両親が嫌いという苦しみ

若い頃、両親をとても憎みました。とにかく嫌いだったのです。毒親という言葉を見つけ、関連の本を読みあさるなど、親を攻撃する材料を探し回っては怒りを増幅させまくっていました。

一方で、世間では両親と仲が良い方がクールだと考えられています。私はクールでない素振りを見せるのが嫌で、親が嫌いということを周囲にはあまり漏らしませんでした。養子に出されたなどという、ドン引きさせるような話を聞かせるのが申し訳なかったこともあります。話せないことで、より両親への怒りはつのりました。

自身の感情に整理がついたのは、結婚してからです。結婚前は、年末年始に航空券が送りつけられ、強制的に顔を合わせることになっていたので周期的に嫌な気持ちがぶり返していたのですが、結婚してからは両親からのそういった干渉はなくなりました。割合に保守的な両親なので、結婚した後は自分のものではなく夫の家のものという認識に切り替わったのかもしれません。

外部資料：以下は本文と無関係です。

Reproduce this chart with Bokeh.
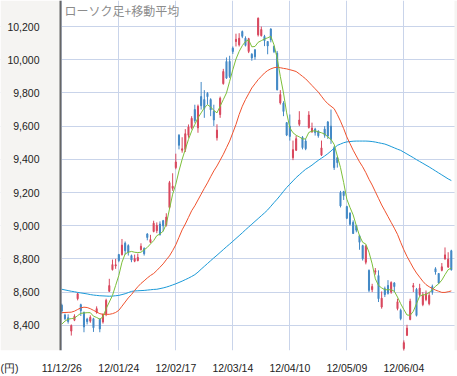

両親の干渉が止んだことに加えて、夫の愛情が私の心を癒してくれました。夫はわざわざ高卒の女を選ぶだけあって、なんというか光源氏気取りのところがありました。私を進学させ、勉強を教え、身なりを整えさせ、職場での身の処し方を指導し、笑顔で会話することを学ばせました。親のように私の成長を目を細めて喜んでくれ、私も夫が喜ぶのが嬉しくて頑張りました。

夫と子ども時代のやり直しをし、信頼できる家族を手に入れたら、両親がどうでもよくなりました。嫌いきらいと言っていても私自身が苦しいだけだし、大人になろうと思い、それまで無視していた電話を取るようになり、毎回夫同伴とはいえ、時々は両親と会うようになりました(両親は私だけだと甘えが出て不愉快なことを言い始めるので、夫と一緒に会います。両親はお金や地位のある人に弱いので、夫の前だとおとなしいです)。嫌い!と思いつめて接しなければ、家族と過ごすのもそう悪くはないです。